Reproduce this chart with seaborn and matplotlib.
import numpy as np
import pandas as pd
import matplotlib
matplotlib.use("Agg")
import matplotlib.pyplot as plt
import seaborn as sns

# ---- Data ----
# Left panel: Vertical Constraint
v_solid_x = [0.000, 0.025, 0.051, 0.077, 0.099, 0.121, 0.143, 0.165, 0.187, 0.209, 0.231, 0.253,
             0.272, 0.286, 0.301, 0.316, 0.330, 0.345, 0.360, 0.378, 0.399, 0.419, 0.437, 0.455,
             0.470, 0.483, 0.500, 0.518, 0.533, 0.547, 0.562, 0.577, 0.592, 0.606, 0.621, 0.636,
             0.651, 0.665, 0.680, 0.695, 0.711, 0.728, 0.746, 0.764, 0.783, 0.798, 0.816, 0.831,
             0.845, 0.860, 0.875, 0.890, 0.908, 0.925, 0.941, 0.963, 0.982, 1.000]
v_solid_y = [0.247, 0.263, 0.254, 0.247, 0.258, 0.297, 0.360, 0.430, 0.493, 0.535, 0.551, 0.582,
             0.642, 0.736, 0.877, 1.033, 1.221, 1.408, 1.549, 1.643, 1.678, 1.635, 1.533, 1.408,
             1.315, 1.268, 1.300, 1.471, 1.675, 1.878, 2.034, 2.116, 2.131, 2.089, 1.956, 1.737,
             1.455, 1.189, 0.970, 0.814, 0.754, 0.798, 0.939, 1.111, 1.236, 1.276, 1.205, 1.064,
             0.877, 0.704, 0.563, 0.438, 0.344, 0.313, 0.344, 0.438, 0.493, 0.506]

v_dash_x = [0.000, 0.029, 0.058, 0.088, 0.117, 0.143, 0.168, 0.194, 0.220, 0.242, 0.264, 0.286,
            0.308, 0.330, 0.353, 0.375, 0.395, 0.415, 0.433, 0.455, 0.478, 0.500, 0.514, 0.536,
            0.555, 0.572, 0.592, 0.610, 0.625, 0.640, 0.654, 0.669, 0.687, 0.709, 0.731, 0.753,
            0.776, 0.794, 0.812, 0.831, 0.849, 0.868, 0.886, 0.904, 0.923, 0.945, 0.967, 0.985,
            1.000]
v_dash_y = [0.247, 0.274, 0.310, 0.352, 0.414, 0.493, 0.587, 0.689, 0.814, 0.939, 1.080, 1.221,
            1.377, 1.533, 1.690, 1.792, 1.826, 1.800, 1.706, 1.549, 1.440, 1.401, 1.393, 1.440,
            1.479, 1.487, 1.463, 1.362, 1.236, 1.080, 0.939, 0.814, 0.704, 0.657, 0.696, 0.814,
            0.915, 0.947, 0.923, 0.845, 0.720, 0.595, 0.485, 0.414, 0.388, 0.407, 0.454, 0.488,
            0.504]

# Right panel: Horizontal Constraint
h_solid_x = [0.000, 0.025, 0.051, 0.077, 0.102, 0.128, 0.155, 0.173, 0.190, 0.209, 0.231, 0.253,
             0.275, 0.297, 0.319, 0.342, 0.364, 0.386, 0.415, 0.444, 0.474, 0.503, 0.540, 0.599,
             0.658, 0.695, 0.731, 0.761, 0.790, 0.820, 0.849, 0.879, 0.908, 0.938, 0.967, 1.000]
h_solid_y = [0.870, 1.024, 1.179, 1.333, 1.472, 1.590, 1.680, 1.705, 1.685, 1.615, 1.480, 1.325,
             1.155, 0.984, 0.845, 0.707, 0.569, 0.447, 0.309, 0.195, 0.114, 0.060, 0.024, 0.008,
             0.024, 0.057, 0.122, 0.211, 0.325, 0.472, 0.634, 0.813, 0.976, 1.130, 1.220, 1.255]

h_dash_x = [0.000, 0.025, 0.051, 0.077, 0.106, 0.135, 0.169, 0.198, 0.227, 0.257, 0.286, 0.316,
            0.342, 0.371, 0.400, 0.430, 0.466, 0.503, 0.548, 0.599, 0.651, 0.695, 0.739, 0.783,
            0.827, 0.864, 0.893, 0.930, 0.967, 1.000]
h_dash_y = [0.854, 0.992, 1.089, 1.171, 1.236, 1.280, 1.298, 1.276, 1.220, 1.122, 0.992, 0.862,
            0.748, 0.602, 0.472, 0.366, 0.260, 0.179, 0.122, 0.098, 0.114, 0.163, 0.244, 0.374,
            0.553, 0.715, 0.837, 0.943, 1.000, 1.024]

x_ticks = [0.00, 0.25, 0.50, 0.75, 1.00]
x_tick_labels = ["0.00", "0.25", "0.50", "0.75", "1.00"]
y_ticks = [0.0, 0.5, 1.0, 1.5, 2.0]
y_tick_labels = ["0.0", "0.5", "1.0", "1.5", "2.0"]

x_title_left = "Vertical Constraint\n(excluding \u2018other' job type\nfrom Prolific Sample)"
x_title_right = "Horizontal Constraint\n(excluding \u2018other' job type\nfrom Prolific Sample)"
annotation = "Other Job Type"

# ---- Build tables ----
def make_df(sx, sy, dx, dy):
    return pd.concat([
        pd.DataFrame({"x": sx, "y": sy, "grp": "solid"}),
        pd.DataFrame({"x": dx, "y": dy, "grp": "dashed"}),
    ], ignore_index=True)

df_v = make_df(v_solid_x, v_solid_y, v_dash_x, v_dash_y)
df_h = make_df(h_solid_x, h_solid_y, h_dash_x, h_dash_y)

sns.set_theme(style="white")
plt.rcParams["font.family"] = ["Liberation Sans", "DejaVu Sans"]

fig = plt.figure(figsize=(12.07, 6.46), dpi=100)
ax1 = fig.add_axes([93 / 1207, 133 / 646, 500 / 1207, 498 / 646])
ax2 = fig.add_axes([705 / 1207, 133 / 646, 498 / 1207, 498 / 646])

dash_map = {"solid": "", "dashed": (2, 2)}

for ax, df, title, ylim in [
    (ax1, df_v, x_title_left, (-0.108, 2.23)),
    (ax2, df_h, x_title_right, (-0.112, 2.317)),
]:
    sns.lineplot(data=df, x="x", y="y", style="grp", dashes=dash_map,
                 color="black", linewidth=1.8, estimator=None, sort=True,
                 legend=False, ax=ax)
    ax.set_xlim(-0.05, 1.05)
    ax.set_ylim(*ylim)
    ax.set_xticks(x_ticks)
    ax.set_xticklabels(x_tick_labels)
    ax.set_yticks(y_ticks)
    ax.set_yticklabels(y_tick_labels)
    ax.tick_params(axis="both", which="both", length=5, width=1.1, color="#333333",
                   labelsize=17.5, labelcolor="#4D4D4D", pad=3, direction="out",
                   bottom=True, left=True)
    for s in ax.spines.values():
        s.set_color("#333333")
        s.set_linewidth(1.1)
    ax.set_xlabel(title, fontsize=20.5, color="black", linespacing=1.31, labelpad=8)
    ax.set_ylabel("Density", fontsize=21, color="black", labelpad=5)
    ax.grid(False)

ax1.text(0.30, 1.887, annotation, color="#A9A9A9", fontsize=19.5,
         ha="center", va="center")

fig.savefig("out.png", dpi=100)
━━━
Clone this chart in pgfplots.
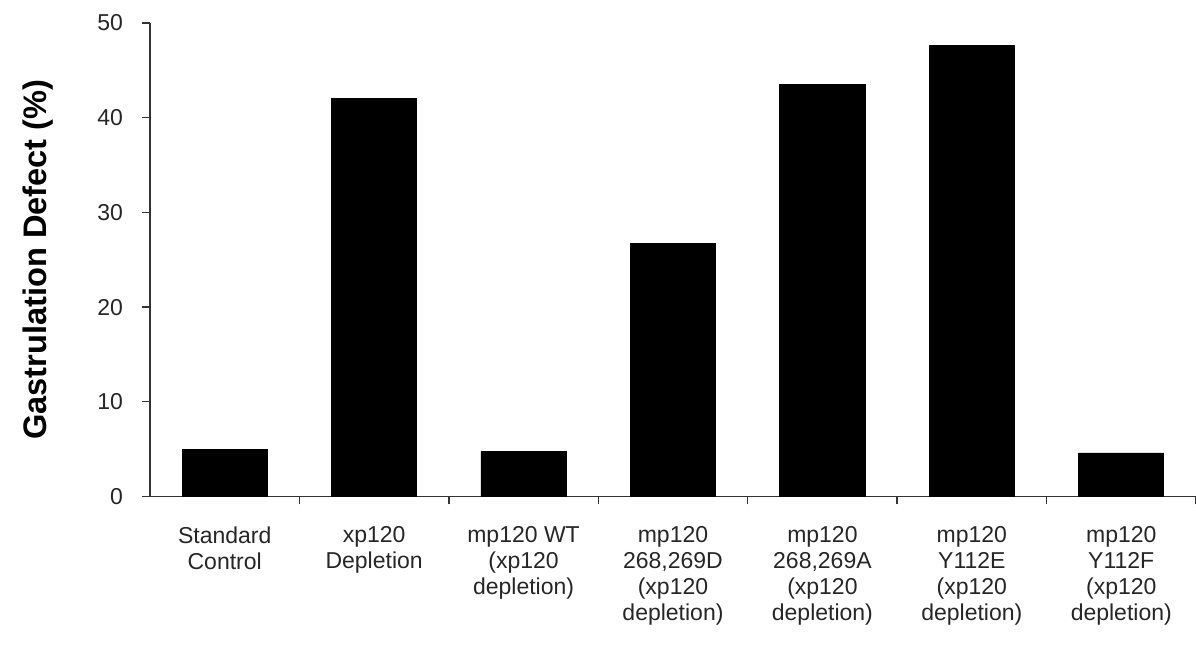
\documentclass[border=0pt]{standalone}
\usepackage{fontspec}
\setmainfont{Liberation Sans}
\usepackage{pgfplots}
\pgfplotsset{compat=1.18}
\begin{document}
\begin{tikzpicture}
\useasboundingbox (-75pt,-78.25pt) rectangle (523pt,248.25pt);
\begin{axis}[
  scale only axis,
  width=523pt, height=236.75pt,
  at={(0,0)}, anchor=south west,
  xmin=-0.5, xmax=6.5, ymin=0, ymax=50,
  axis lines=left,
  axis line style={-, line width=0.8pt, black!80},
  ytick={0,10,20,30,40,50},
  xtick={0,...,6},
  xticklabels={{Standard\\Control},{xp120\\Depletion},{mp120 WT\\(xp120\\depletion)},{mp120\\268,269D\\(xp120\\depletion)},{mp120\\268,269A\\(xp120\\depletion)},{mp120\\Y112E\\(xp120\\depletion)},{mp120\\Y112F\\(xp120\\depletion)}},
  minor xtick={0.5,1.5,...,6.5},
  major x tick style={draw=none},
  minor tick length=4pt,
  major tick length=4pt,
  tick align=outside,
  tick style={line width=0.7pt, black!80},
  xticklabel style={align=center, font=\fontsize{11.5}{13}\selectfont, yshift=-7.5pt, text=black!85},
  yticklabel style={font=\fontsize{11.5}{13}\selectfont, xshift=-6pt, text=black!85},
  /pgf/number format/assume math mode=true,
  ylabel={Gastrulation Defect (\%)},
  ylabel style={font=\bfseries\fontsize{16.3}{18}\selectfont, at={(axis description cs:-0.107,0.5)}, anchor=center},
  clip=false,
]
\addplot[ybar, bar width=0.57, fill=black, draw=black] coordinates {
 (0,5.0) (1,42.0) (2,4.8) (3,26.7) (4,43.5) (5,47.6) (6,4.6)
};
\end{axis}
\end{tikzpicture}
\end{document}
━━━
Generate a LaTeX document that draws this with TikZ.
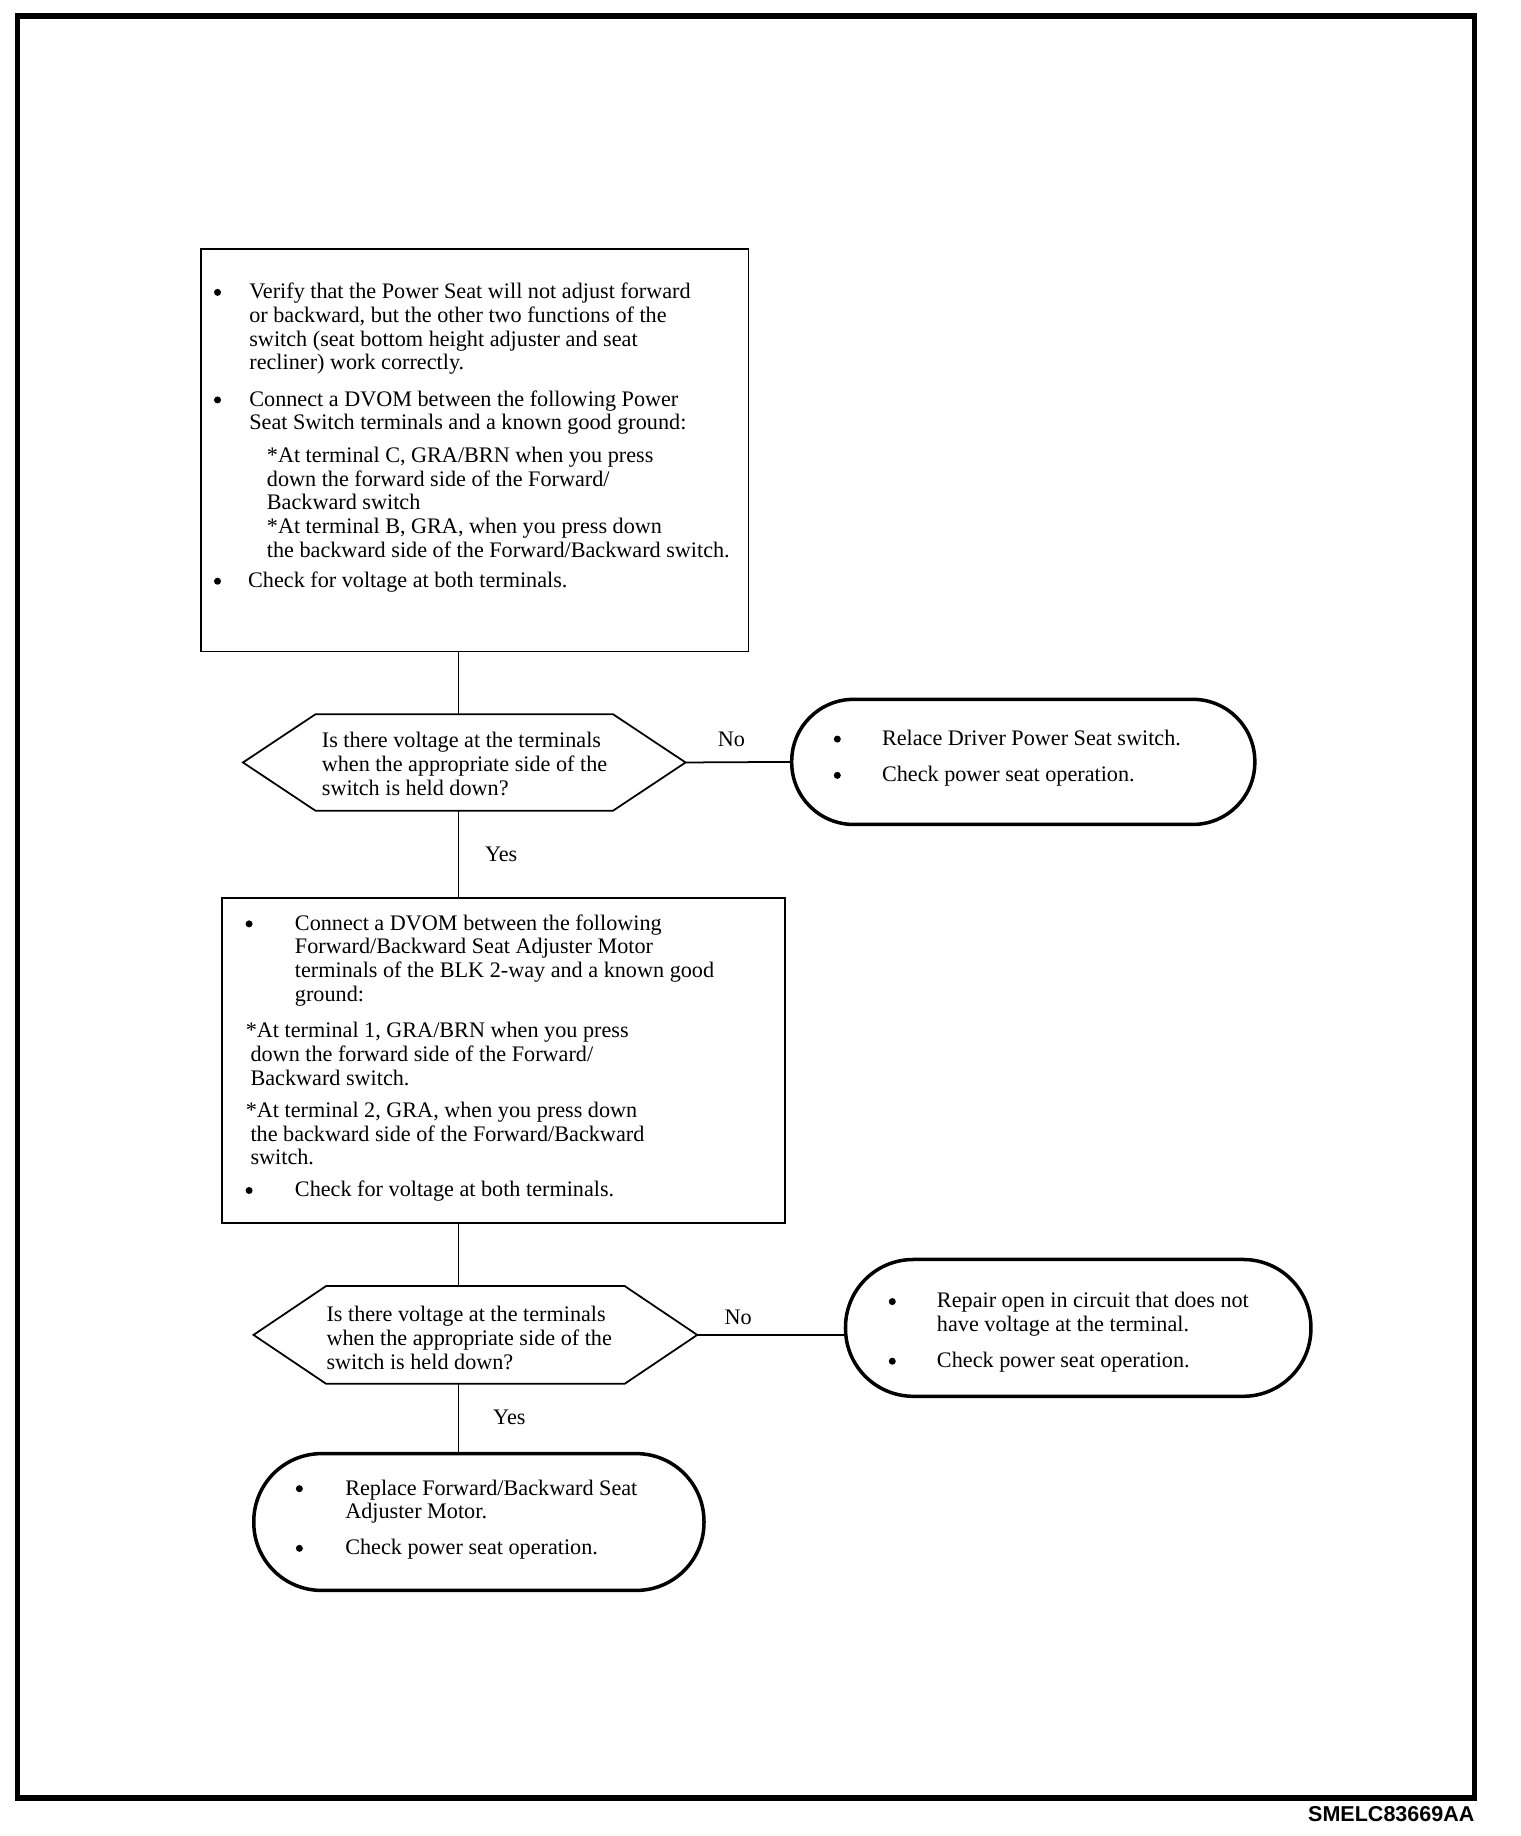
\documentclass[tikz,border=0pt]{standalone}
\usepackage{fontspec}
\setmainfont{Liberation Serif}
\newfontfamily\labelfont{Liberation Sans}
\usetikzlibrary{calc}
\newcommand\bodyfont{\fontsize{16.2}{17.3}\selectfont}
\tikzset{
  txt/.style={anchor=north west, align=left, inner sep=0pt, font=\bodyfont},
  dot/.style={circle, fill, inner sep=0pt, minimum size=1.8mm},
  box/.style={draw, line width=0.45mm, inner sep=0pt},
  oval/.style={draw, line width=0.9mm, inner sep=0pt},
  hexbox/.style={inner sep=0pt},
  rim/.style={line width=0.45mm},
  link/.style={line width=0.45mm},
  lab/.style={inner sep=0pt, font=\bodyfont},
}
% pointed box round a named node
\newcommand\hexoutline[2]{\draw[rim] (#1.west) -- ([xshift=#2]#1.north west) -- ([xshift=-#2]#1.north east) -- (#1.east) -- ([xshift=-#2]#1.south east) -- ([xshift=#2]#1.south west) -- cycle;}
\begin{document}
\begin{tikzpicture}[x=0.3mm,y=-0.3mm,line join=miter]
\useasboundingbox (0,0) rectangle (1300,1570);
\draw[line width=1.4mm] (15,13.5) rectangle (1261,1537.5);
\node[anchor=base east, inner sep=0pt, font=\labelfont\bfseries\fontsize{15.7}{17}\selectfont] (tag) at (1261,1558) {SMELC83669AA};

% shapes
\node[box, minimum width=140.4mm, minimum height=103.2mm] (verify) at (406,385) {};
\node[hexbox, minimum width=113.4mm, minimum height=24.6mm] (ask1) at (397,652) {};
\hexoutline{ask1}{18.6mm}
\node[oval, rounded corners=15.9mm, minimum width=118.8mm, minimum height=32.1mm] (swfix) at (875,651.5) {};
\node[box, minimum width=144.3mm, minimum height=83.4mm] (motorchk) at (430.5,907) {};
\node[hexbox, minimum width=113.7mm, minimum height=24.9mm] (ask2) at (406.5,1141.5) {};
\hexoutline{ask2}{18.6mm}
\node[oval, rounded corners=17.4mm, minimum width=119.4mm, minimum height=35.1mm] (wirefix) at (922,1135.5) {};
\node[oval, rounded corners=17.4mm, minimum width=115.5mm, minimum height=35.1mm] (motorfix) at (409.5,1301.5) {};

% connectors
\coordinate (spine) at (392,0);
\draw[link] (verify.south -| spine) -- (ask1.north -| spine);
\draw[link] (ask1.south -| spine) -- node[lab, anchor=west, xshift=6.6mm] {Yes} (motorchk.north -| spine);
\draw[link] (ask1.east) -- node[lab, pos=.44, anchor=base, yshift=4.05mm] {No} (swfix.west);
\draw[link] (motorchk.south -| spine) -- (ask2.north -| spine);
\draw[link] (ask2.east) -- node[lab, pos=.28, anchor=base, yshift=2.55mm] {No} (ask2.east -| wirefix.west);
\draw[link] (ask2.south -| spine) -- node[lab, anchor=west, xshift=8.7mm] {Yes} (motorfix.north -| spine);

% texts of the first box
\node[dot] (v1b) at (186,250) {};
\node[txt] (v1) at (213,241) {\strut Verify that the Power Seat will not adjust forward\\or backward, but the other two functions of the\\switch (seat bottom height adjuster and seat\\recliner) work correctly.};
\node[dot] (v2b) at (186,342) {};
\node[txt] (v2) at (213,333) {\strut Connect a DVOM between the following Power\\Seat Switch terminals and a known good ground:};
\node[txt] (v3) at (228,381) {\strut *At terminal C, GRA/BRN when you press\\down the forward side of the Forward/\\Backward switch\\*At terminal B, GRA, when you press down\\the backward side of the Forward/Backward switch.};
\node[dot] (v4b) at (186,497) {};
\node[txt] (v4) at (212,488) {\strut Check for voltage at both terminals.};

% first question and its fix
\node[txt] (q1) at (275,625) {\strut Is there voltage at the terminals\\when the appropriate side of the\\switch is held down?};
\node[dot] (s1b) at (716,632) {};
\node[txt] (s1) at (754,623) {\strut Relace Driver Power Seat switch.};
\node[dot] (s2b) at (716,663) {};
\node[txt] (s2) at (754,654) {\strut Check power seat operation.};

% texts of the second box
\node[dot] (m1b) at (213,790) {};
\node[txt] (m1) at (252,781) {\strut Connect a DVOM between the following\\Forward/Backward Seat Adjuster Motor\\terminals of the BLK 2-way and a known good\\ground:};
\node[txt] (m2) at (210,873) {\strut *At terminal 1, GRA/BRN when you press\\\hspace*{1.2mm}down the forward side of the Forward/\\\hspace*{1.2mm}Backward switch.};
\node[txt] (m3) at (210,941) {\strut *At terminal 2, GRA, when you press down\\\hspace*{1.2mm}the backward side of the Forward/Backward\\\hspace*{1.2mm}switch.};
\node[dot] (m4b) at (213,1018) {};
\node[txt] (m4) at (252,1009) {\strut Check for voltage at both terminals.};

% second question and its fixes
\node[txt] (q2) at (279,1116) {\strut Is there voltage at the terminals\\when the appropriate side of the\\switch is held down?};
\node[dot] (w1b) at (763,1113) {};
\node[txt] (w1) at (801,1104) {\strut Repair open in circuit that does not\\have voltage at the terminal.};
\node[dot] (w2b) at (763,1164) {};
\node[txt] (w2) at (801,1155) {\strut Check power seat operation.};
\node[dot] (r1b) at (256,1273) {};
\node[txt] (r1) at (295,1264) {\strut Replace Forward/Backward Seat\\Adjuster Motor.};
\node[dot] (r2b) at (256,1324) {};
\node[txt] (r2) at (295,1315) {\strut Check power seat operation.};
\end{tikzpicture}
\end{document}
━━━
Problem to solve: Quote the data above exactly from the line with "Generate a LaTeX" to the line with "minimum width=115.5mm, minimum", both ends counted, and nothing else. Pictures don't go in.

Task response:
Generate a LaTeX document that draws this with TikZ.
\documentclass[tikz,border=0pt]{standalone}
\usepackage{fontspec}
\setmainfont{Liberation Serif}
\newfontfamily\labelfont{Liberation Sans}
\usetikzlibrary{calc}
\newcommand\bodyfont{\fontsize{16.2}{17.3}\selectfont}
\tikzset{
  txt/.style={anchor=north west, align=left, inner sep=0pt, font=\bodyfont},
  dot/.style={circle, fill, inner sep=0pt, minimum size=1.8mm},
  box/.style={draw, line width=0.45mm, inner sep=0pt},
  oval/.style={draw, line width=0.9mm, inner sep=0pt},
  hexbox/.style={inner sep=0pt},
  rim/.style={line width=0.45mm},
  link/.style={line width=0.45mm},
  lab/.style={inner sep=0pt, font=\bodyfont},
}
% pointed box round a named node
\newcommand\hexoutline[2]{\draw[rim] (#1.west) -- ([xshift=#2]#1.north west) -- ([xshift=-#2]#1.north east) -- (#1.east) -- ([xshift=-#2]#1.south east) -- ([xshift=#2]#1.south west) -- cycle;}
\begin{document}
\begin{tikzpicture}[x=0.3mm,y=-0.3mm,line join=miter]
\useasboundingbox (0,0) rectangle (1300,1570);
\draw[line width=1.4mm] (15,13.5) rectangle (1261,1537.5);
\node[anchor=base east, inner sep=0pt, font=\labelfont\bfseries\fontsize{15.7}{17}\selectfont] (tag) at (1261,1558) {SMELC83669AA};

% shapes
\node[box, minimum width=140.4mm, minimum height=103.2mm] (verify) at (406,385) {};
\node[hexbox, minimum width=113.4mm, minimum height=24.6mm] (ask1) at (397,652) {};
\hexoutline{ask1}{18.6mm}
\node[oval, rounded corners=15.9mm, minimum width=118.8mm, minimum height=32.1mm] (swfix) at (875,651.5) {};
\node[box, minimum width=144.3mm, minimum height=83.4mm] (motorchk) at (430.5,907) {};
\node[hexbox, minimum width=113.7mm, minimum height=24.9mm] (ask2) at (406.5,1141.5) {};
\hexoutline{ask2}{18.6mm}
\node[oval, rounded corners=17.4mm, minimum width=119.4mm, minimum height=35.1mm] (wirefix) at (922,1135.5) {};
\node[oval, rounded corners=17.4mm, minimum width=115.5mm, minimum height=35.1mm] (motorfix) at (409.5,1301.5) {};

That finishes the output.